If you like a professional finish to your hedge, the ARS garden shears is also an industry leading product with the same hard chrome steel blades - but very light forged aluminium handles. Anyone who has cut a decent sized hedge by hand will know that the shears get very heavy after a while, so light weight is important. This particular tool was voted 'best All Round Shears' by the Daily Telegraph gardening section. Unwrap it on the big day and give the Christmas tree a trim.
Solar Lantern Lights
If you'd like to add a bit of bling to the trees or bushes on the way up your garden path without having to run out an extension lead, solar lights are the answer. We have a number of attractive options a little different from your normal fairy lights like the lantern scroll light above. These lamps are surprisingly effective and can be just set up and left alone, they will re-charge themselves by day and light up at night.
I always think the Vegtrug makes a good gift, especially for someone who is just starting to grow a little of their own food. This popular planter comes in a range of sizes including 1m and 1.8m lengths a and a half width 'wallhugger' version for placing against a wall if space is limited. The height and neat appearance makes this raised bed an ideal product for patio growing and for gardeners where bending may be an issue.

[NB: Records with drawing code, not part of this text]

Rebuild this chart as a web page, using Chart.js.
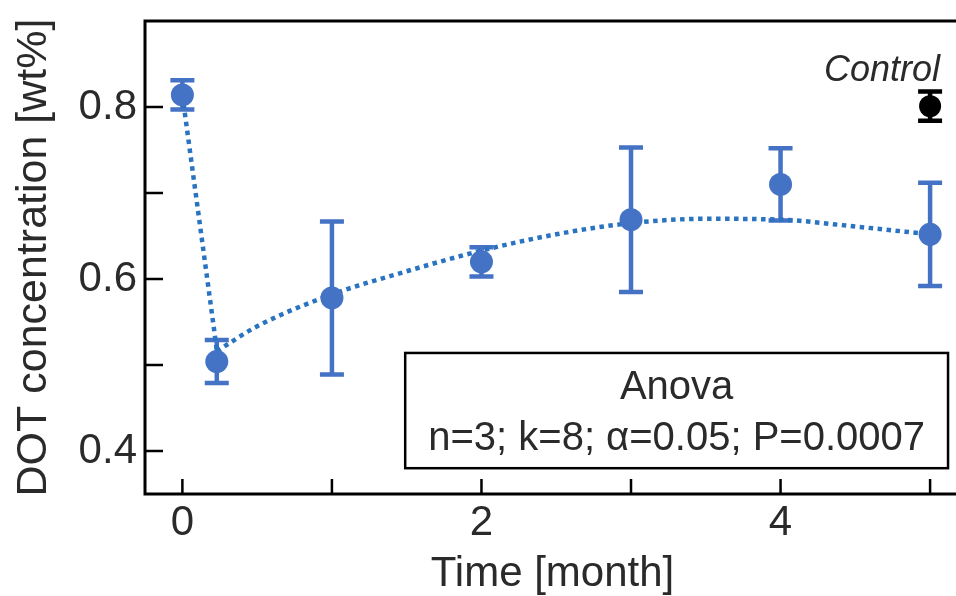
<!DOCTYPE html>
<html><head><meta charset="utf-8">
<script src="https://cdn.jsdelivr.net/npm/chart.js@4.4.1/dist/chart.umd.min.js"></script>
<style>html,body{margin:0;padding:0;overflow:hidden;background:#fff;width:956px;height:596px}</style>
</head><body>
<canvas id="c" width="975" height="596" style="display:block;width:975px;height:596px"></canvas>
<script>
// ---- data ----
const times = [0, 0.23, 1, 2, 3, 4, 5];
const meanDOT = [0.814, 0.504, 0.578, 0.620, 0.669, 0.710, 0.652];
const errDOT = [0.017, 0.025, 0.089, 0.017, 0.084, 0.042, 0.060];
const controlTime = [5];
const controlDOT = [0.801];
const controlErr = [0.017];
const dropTime = [0, 0.23];
const dropDOT = [0.814, 0.518];
const fitTime = [0.23, 0.5, 1, 1.5, 2, 2.5, 3, 3.5, 4, 4.5, 5];
const fitDOT = [0.516, 0.545, 0.582, 0.609, 0.633, 0.652, 0.665, 0.670, 0.669, 0.661, 0.652];
const xTickValues = [0, 1, 2, 3, 4, 5];
const xTickLabels = ['0', '2', '4'];
const yTickValues = [0.4, 0.5, 0.6, 0.7, 0.8];
const yTickLabels = ['0.4', '0.6', '0.8'];
const anovaLines = ['Anova', 'n=3; k=8; \u03b1=0.05; P=0.0007'];
const controlLabel = 'Control';

const FONT = "'Liberation Sans', Arial, sans-serif";
const TEXT = '#2a2a2a';
const BLUE = '#4472C4';
const LINEBLUE = '#2a73c0';

const toPts = (xs, ys) => xs.map((x, i) => ({x, y: ys[i]}));

const decor = {
  id: 'decor',
  beforeDatasetsDraw(chart) {
    const ctx = chart.ctx, xs = chart.scales.x, ys = chart.scales.y;
    const bars = (tx, my, er, col) => {
      ctx.save();
      ctx.strokeStyle = col; ctx.lineWidth = 4.5; ctx.lineCap = 'butt';
      tx.forEach((t, i) => {
        const px = xs.getPixelForValue(t);
        const top = ys.getPixelForValue(my[i] + er[i]);
        const bot = ys.getPixelForValue(my[i] - er[i]);
        ctx.beginPath();
        ctx.moveTo(px, top); ctx.lineTo(px, bot);
        ctx.moveTo(px - 12, top); ctx.lineTo(px + 12, top);
        ctx.moveTo(px - 12, bot); ctx.lineTo(px + 12, bot);
        ctx.stroke();
      });
      ctx.restore();
    };
    bars(times, meanDOT, errDOT, BLUE);
    bars(controlTime, controlDOT, controlErr, '#000');
  },
  afterDatasetsDraw(chart) {
    const ctx = chart.ctx, xs = chart.scales.x, ys = chart.scales.y;
    const a = chart.chartArea;
    ctx.save();
    ctx.strokeStyle = '#000'; ctx.lineWidth = 3;
    ctx.beginPath();
    ctx.moveTo(a.right + 20, a.top); ctx.lineTo(a.left, a.top);
    ctx.lineTo(a.left, a.bottom); ctx.lineTo(a.right + 20, a.bottom);
    ctx.stroke();
    ctx.lineWidth = 2.5;
    ctx.beginPath();
    yTickValues.forEach(v => {
      const py = ys.getPixelForValue(v);
      ctx.moveTo(a.left, py); ctx.lineTo(a.left + 18, py);
    });
    xTickValues.forEach(v => {
      const px = xs.getPixelForValue(v);
      ctx.moveTo(px, a.bottom); ctx.lineTo(px, a.bottom - 15);
    });
    ctx.stroke();
    const bx1 = xs.getPixelForValue(1.49), bx2 = xs.getPixelForValue(5.12);
    const by1 = ys.getPixelForValue(0.514), by2 = ys.getPixelForValue(0.380);
    ctx.lineWidth = 2.5;
    ctx.strokeRect(bx1, by1, bx2 - bx1, by2 - by1);
    ctx.fillStyle = TEXT;
    ctx.font = '40px ' + FONT;
    ctx.textAlign = 'center'; ctx.textBaseline = 'alphabetic';
    const cx = (bx1 + bx2) / 2;
    ctx.fillText(anovaLines[0], cx, by1 + 46);
    ctx.fillText(anovaLines[1], cx, by1 + 97);
    ctx.font = 'italic 36px ' + FONT;
    ctx.textAlign = 'right';
    ctx.fillText(controlLabel, xs.getPixelForValue(controlTime[0]) + 10, ys.getPixelForValue(controlDOT[0]) - 25);
    ctx.restore();
  }
};

new Chart(document.getElementById('c'), {
  type: 'scatter',
  data: {
    datasets: [
      {data: toPts(dropTime, dropDOT), type: 'line', showLine: true, borderColor: LINEBLUE,
       borderWidth: 4.5, borderDash: [4.5, 4.5], pointRadius: 0, order: 3, fill: false},
      {data: toPts(fitTime, fitDOT), type: 'line', showLine: true, borderColor: LINEBLUE,
       borderWidth: 4.5, borderDash: [4.5, 4.5], pointRadius: 0, cubicInterpolationMode: 'monotone',
       order: 3, fill: false},
      {data: toPts(times, meanDOT), backgroundColor: BLUE, borderColor: BLUE, borderWidth: 0,
       pointRadius: 11.5, order: 1},
      {data: toPts(controlTime, controlDOT), backgroundColor: '#000', borderColor: '#000', borderWidth: 0,
       pointRadius: 11, order: 1}
    ]
  },
  options: {
    responsive: false, animation: false, devicePixelRatio: 1,
    layout: {padding: {top: 21, right: 15, left: 0, bottom: 0}},
    plugins: {legend: {display: false}, tooltip: {enabled: false}},
    scales: {
      x: {
        type: 'linear', min: -0.25, max: 5.2,
        border: {display: false},
        grid: {display: false, drawTicks: false},
        afterBuildTicks: s => { s.ticks = xTickValues.map(v => ({value: v})); },
        ticks: {
          autoSkip: false, maxRotation: 0, padding: 4,
          color: TEXT, font: {family: FONT, size: 42},
          callback: v => { const s = String(Math.round(v)); return xTickLabels.includes(s) ? s : ''; }
        },
        title: {display: true, text: 'Time [month]', color: TEXT,
                font: {family: FONT, size: 42, lineHeight: 1}, padding: {top: 0, bottom: 1}},
        afterFit: s => { s.height = 102; s.paddingLeft = 0; s.paddingRight = 0; }
      },
      y: {
        type: 'linear', min: 0.35, max: 0.9,
        border: {display: false},
        grid: {display: false, drawTicks: false},
        afterBuildTicks: s => { s.ticks = yTickValues.map(v => ({value: v})); },
        ticks: {
          autoSkip: false, padding: 8,
          color: TEXT, font: {family: FONT, size: 42},
          callback: v => { const s = v.toFixed(1); return yTickLabels.includes(s) ? s : ''; }
        },
        title: {display: true, text: 'DOT concentration [wt%]', color: TEXT,
                font: {family: FONT, size: 43, lineHeight: 1}, padding: {top: 13, bottom: 0}},
        afterFit: s => { s.width = 145; s.paddingTop = 0; s.paddingBottom = 0; }
      }
    }
  },
  plugins: [decor]
});
</script>
</body></html>
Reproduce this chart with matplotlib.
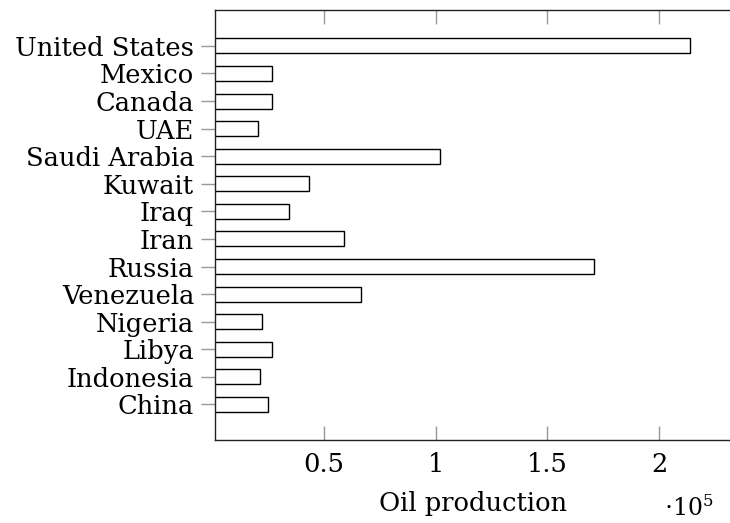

The vegtrug range also includes insect mesh and poly covers for keeping crops protected from pests and the elements.
The Sheen Flamegun
Nothing says Christmas like a flame thrower. If your other half is under your feet and grumpy after over indulging in Quality Street, get him or her outside for a bit of festive flame throwing.
The Sheen X-300 may not be to everyone's taste but it does offer a weed control solution if you don't want to spray weedkiller. I sometimes get given out to because it is not truly environmentally friendly (it runs on kerosene), but I do think it is a far better option than weedkiller. If you want to be truly eco friendly, you will need to use a hoe but, if you are tight for time I feel the Sheen is the lesser of the two evils. Anyway, as regards festive cheer, it's a lot more fun to use than a hoe.